WRITTEN TASK -> Skip the images and return the records below exactly.

==== INPUT ROWS

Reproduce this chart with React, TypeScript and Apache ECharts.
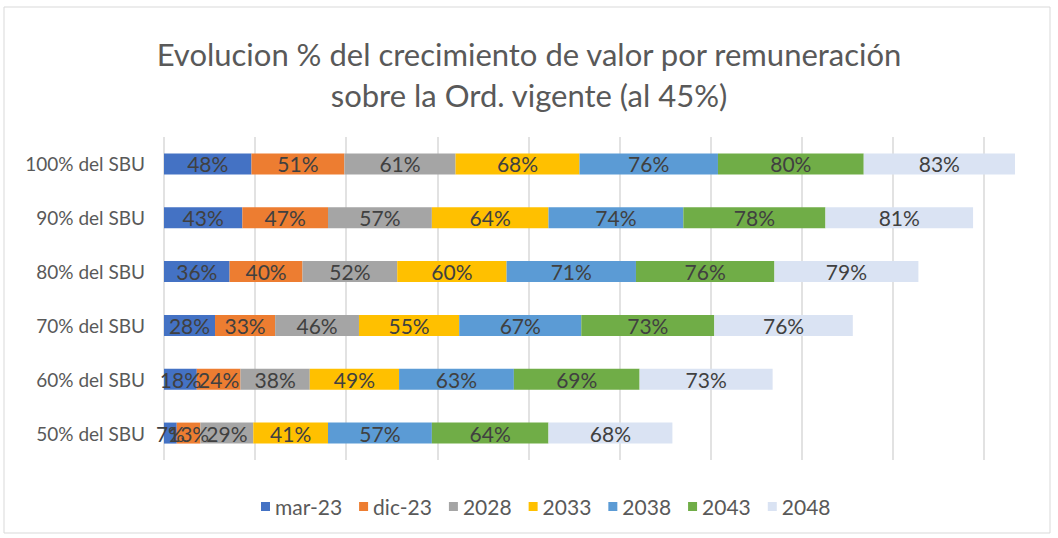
import React, { useEffect, useRef } from "react";
import * as echarts from "echarts";

const categories = ["50% del SBU", "60% del SBU", "70% del SBU", "80% del SBU", "90% del SBU", "100% del SBU"];
const seriesNames = ["mar-23", "dic-23", "2028", "2033", "2038", "2043", "2048"];
const mar23 = [7, 18, 28, 36, 43, 48];
const dic23 = [13, 24, 33, 40, 47, 51];
const y2028 = [29, 38, 46, 52, 57, 61];
const y2033 = [41, 49, 55, 60, 64, 68];
const y2038 = [57, 63, 67, 71, 74, 76];
const y2043 = [64, 69, 73, 76, 78, 80];
const y2048 = [68, 73, 76, 79, 81, 83];
const seriesValues = [mar23, dic23, y2028, y2033, y2038, y2043, y2048];
const colors = ["#4472C4", "#ED7D31", "#A5A5A5", "#FFC000", "#5B9BD5", "#70AD47", "#DAE3F3"];

export default function App() {
  const ref = useRef<HTMLDivElement>(null);
  useEffect(() => {
    document.body.style.margin = "0";
    const chart = echarts.init(ref.current!, null, { renderer: "svg" });
    const font = "Lato, 'Open Sans', sans-serif";
    chart.setOption({
      animation: false,
      backgroundColor: "#ffffff",
      title: {
        text: "Evolucion % del crecimiento de valor por remuneración\nsobre la Ord. vigente (al 45%)",
        left: "center",
        top: 28,
        textStyle: { fontFamily: font, fontSize: 31, fontWeight: "normal", color: "#595959", lineHeight: 41 },
      },
      graphic: [
        {
          type: "rect",
          shape: { x: 4, y: 7, width: 1046, height: 526 },
          style: { fill: "none", stroke: "#d9d9d9", lineWidth: 1 },
          silent: true,
        },
      ],
      legend: {
        bottom: 16,
        left: 256,
        itemWidth: 9,
        itemHeight: 9,
        itemGap: 17,
        icon: "rect",
        textStyle: { fontFamily: font, fontSize: 21, color: "#595959" },
        data: seriesNames,
      },
      grid: { left: 164, top: 137, width: 820, height: 323, containLabel: false },
      xAxis: {
        type: "value",
        min: 0,
        max: 450,
        interval: 50,
        axisLabel: { show: false },
        axisLine: { show: false },
        axisTick: { show: false },
        splitLine: { show: true, lineStyle: { color: "#d9d9d9", width: 1.5 } },
      },
      yAxis: {
        type: "category",
        data: categories,
        axisTick: { show: false },
        axisLine: { show: false },
        axisLabel: { fontFamily: font, fontSize: 19, color: "#595959", margin: 19 },
      },
      series: seriesNames.map((name, i) => ({
        name,
        type: "bar",
        stack: "total",
        barWidth: 21,
        clip: false,
        data: seriesValues[i],
        itemStyle: { color: colors[i] },
        label: {
          show: true,
          position: "inside",
          formatter: (p: any) => `${p.value}%`,
          fontFamily: font,
          fontSize: 21,
          color: "#404040",
        },
      })),
    });
    return () => chart.dispose();
  }, []);
  return <div ref={ref} style={{ width: 1058, height: 538 }} />;
}
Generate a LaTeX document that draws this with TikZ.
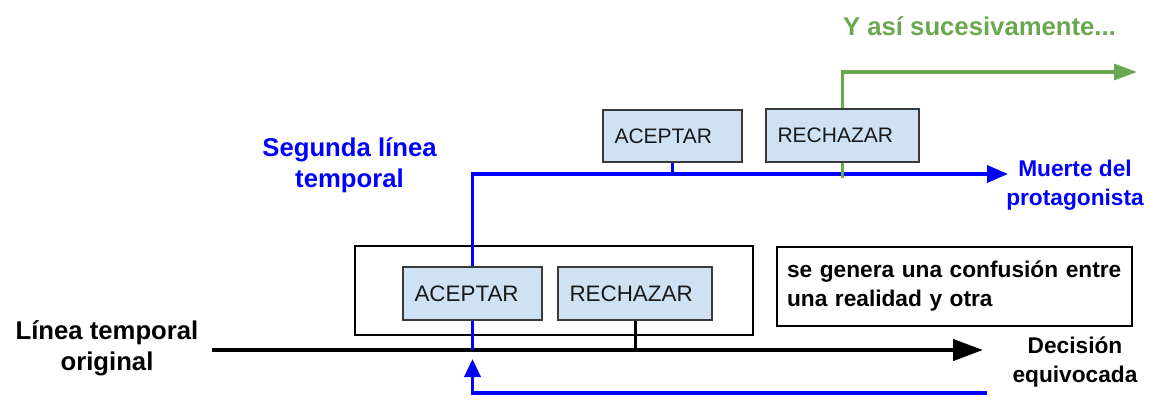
\documentclass[tikz,border=0pt]{standalone}
\usepackage{fontspec}
\setmainfont{Liberation Sans}
\usetikzlibrary{arrows.meta,backgrounds}
\definecolor{tlblue}{RGB}{0,0,255}
\definecolor{tlgreen}{HTML}{6AA84F}
\definecolor{boxfill}{HTML}{CFE2F3}
\definecolor{boxedge}{HTML}{3A3A3A}
\begin{document}
\begin{tikzpicture}[x=1pt,y=-1pt,
  choice/.style={draw=boxedge, fill=boxfill, line width=1.5pt, align=left,
     inner xsep=11.5pt, inner ysep=0pt, text=black!90},
  lowchoice/.style={choice, font=\fontsize{22.4}{26}\selectfont},
  topchoice/.style={choice, font=\fontsize{21}{25}\selectfont},
  biglabel/.style={align=center, font=\fontsize{25.7}{31}\selectfont\bfseries},
  midlabel/.style={align=center, font=\fontsize{22.7}{29.5}\selectfont\bfseries},
  blueline/.style={draw=tlblue, line width=3.5pt},
  greenline/.style={draw=tlgreen, line width=3.5pt},
  blackline/.style={draw=black, line width=3pt},
]
\useasboundingbox (0,0) rectangle (1155,401);

% decision boxes
\node[lowchoice, text width=116pt, minimum height=53pt] (acep1) at (472.5,293.5) {ACEPTAR};
\node[lowchoice, text width=131pt, minimum height=53pt] (rech1) at (635,293.5) {RECHAZAR};
\node[topchoice, text width=116pt, minimum height=52pt] (acep2) at (672.5,136) {ACEPTAR};
\node[topchoice, text width=130pt, minimum height=53pt] (rech2) at (842.5,135.5) {RECHAZAR};

% labels
\node[biglabel] (lto) at (107,348) {Línea temporal\\original};
\node[biglabel, text=tlblue] (seg) at (349.5,165.5) {Segunda línea\\temporal};
\node[biglabel, text=tlgreen, anchor=base] (yasi) at (979.5,36) {Y así sucesivamente...};
\node[midlabel, text=tlblue] (muerte) at (1075,185) {Muerte del\\protagonista};
\node[midlabel] (decision) at (1075,362) {Decisión\\equivocada};
\node[draw, line width=1.5pt, align=left, text width=335pt, inner xsep=10pt,
      minimum height=79pt, font=\fontsize{22.7}{29}\selectfont\bfseries] (nota) at (954.5,286.5)
      {se genera una confusión entre\\una realidad y otra};

% free ends
\coordinate (mainstart) at (212,350);
\coordinate (mainend) at (983,350);
\coordinate (endB) at (1008,174);
\coordinate (endG) at (1137,72);
\coordinate (retstart) at (987,393);
\coordinate (split) at (acep1.south |- mainstart);

\begin{scope}[on background layer]
  \node[draw, line width=2.5pt, minimum width=398pt, minimum height=89pt] (grupo) at (554,290.5) {};
  % original timeline
  \draw[blackline, line width=4.5pt, -{Triangle[length=30pt,width=21pt]}] (mainstart) -- (mainend);
  \draw[blackline] (rech1.south) -- (rech1.south |- mainstart);
  % second timeline
  \draw[blueline, -{Triangle[length=21pt,width=17pt]}] (split) |- (endB);
  \draw[blueline] (acep2.south) -- (acep2.south |- endB);
  \draw[blueline, -{Triangle[length=18pt,width=16pt]}] (retstart) -| ([yshift=-9pt]split);
  % and so on
  \draw[greenline, -{Triangle[length=23pt,width=16pt]}] (rech2.north) |- (endG);
  \draw[greenline] (rech2.south) -- ++(0,15);
\end{scope}
\end{tikzpicture}
\end{document}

========

TASK SOLUTION ->
Reproduce this chart with React, TypeScript and Apache ECharts.
import React, { useEffect, useRef } from "react";
import * as echarts from "echarts";

const categories = ["50% del SBU", "60% del SBU", "70% del SBU", "80% del SBU", "90% del SBU", "100% del SBU"];
const seriesNames = ["mar-23", "dic-23", "2028", "2033", "2038", "2043", "2048"];
const mar23 = [7, 18, 28, 36, 43, 48];
const dic23 = [13, 24, 33, 40, 47, 51];
const y2028 = [29, 38, 46, 52, 57, 61];
const y2033 = [41, 49, 55, 60, 64, 68];
const y2038 = [57, 63, 67, 71, 74, 76];
const y2043 = [64, 69, 73, 76, 78, 80];
const y2048 = [68, 73, 76, 79, 81, 83];
const seriesValues = [mar23, dic23, y2028, y2033, y2038, y2043, y2048];
const colors = ["#4472C4", "#ED7D31", "#A5A5A5", "#FFC000", "#5B9BD5", "#70AD47", "#DAE3F3"];

export default function App() {
  const ref = useRef<HTMLDivElement>(null);
  useEffect(() => {
    document.body.style.margin = "0";
    const chart = echarts.init(ref.current!, null, { renderer: "svg" });
    const font = "Lato, 'Open Sans', sans-serif";
    chart.setOption({
      animation: false,
      backgroundColor: "#ffffff",
      title: {
        text: "Evolucion % del crecimiento de valor por remuneración\nsobre la Ord. vigente (al 45%)",
        left: "center",
        top: 28,
        textStyle: { fontFamily: font, fontSize: 31, fontWeight: "normal", color: "#595959", lineHeight: 41 },
      },
      graphic: [
        {
          type: "rect",
          shape: { x: 4, y: 7, width: 1046, height: 526 },
          style: { fill: "none", stroke: "#d9d9d9", lineWidth: 1 },
          silent: true,
        },
      ],
      legend: {
        bottom: 16,
        left: 256,
        itemWidth: 9,
        itemHeight: 9,
        itemGap: 17,
        icon: "rect",
        textStyle: { fontFamily: font, fontSize: 21, color: "#595959" },
        data: seriesNames,
      },
      grid: { left: 164, top: 137, width: 820, height: 323, containLabel: false },
      xAxis: {
        type: "value",
        min: 0,
        max: 450,
        interval: 50,
        axisLabel: { show: false },
        axisLine: { show: false },
        axisTick: { show: false },
        splitLine: { show: true, lineStyle: { color: "#d9d9d9", width: 1.5 } },
      },
      yAxis: {
        type: "category",
        data: categories,
        axisTick: { show: false },
        axisLine: { show: false },
        axisLabel: { fontFamily: font, fontSize: 19, color: "#595959", margin: 19 },
      },
      series: seriesNames.map((name, i) => ({
        name,
        type: "bar",
        stack: "total",
        barWidth: 21,
        clip: false,
        data: seriesValues[i],
        itemStyle: { color: colors[i] },
        label: {
          show: true,
          position: "inside",
          formatter: (p: any) => `${p.value}%`,
          fontFamily: font,
          fontSize: 21,
          color: "#404040",
        },
      })),
    });
    return () => chart.dispose();
  }, []);
  return <div ref={ref} style={{ width: 1058, height: 538 }} />;
}
Generate a LaTeX document that draws this with TikZ.
\documentclass[tikz,border=0pt]{standalone}
\usepackage{fontspec}
\setmainfont{Liberation Sans}
\usetikzlibrary{arrows.meta,backgrounds}
\definecolor{tlblue}{RGB}{0,0,255}
\definecolor{tlgreen}{HTML}{6AA84F}
\definecolor{boxfill}{HTML}{CFE2F3}
\definecolor{boxedge}{HTML}{3A3A3A}
\begin{document}
\begin{tikzpicture}[x=1pt,y=-1pt,
  choice/.style={draw=boxedge, fill=boxfill, line width=1.5pt, align=left,
     inner xsep=11.5pt, inner ysep=0pt, text=black!90},
  lowchoice/.style={choice, font=\fontsize{22.4}{26}\selectfont},
  topchoice/.style={choice, font=\fontsize{21}{25}\selectfont},
  biglabel/.style={align=center, font=\fontsize{25.7}{31}\selectfont\bfseries},
  midlabel/.style={align=center, font=\fontsize{22.7}{29.5}\selectfont\bfseries},
  blueline/.style={draw=tlblue, line width=3.5pt},
  greenline/.style={draw=tlgreen, line width=3.5pt},
  blackline/.style={draw=black, line width=3pt},
]
\useasboundingbox (0,0) rectangle (1155,401);

% decision boxes
\node[lowchoice, text width=116pt, minimum height=53pt] (acep1) at (472.5,293.5) {ACEPTAR};
\node[lowchoice, text width=131pt, minimum height=53pt] (rech1) at (635,293.5) {RECHAZAR};
\node[topchoice, text width=116pt, minimum height=52pt] (acep2) at (672.5,136) {ACEPTAR};
\node[topchoice, text width=130pt, minimum height=53pt] (rech2) at (842.5,135.5) {RECHAZAR};

% labels
\node[biglabel] (lto) at (107,348) {Línea temporal\\original};
\node[biglabel, text=tlblue] (seg) at (349.5,165.5) {Segunda línea\\temporal};
\node[biglabel, text=tlgreen, anchor=base] (yasi) at (979.5,36) {Y así sucesivamente...};
\node[midlabel, text=tlblue] (muerte) at (1075,185) {Muerte del\\protagonista};
\node[midlabel] (decision) at (1075,362) {Decisión\\equivocada};
\node[draw, line width=1.5pt, align=left, text width=335pt, inner xsep=10pt,
      minimum height=79pt, font=\fontsize{22.7}{29}\selectfont\bfseries] (nota) at (954.5,286.5)
      {se genera una confusión entre\\una realidad y otra};

% free ends
\coordinate (mainstart) at (212,350);
\coordinate (mainend) at (983,350);
\coordinate (endB) at (1008,174);
\coordinate (endG) at (1137,72);
\coordinate (retstart) at (987,393);
\coordinate (split) at (acep1.south |- mainstart);

\begin{scope}[on background layer]
  \node[draw, line width=2.5pt, minimum width=398pt, minimum height=89pt] (grupo) at (554,290.5) {};
  % original timeline
  \draw[blackline, line width=4.5pt, -{Triangle[length=30pt,width=21pt]}] (mainstart) -- (mainend);
  \draw[blackline] (rech1.south) -- (rech1.south |- mainstart);
  % second timeline
  \draw[blueline, -{Triangle[length=21pt,width=17pt]}] (split) |- (endB);
  \draw[blueline] (acep2.south) -- (acep2.south |- endB);
  \draw[blueline, -{Triangle[length=18pt,width=16pt]}] (retstart) -| ([yshift=-9pt]split);
  % and so on
  \draw[greenline, -{Triangle[length=23pt,width=16pt]}] (rech2.north) |- (endG);
  \draw[greenline] (rech2.south) -- ++(0,15);
\end{scope}
\end{tikzpicture}
\end{document}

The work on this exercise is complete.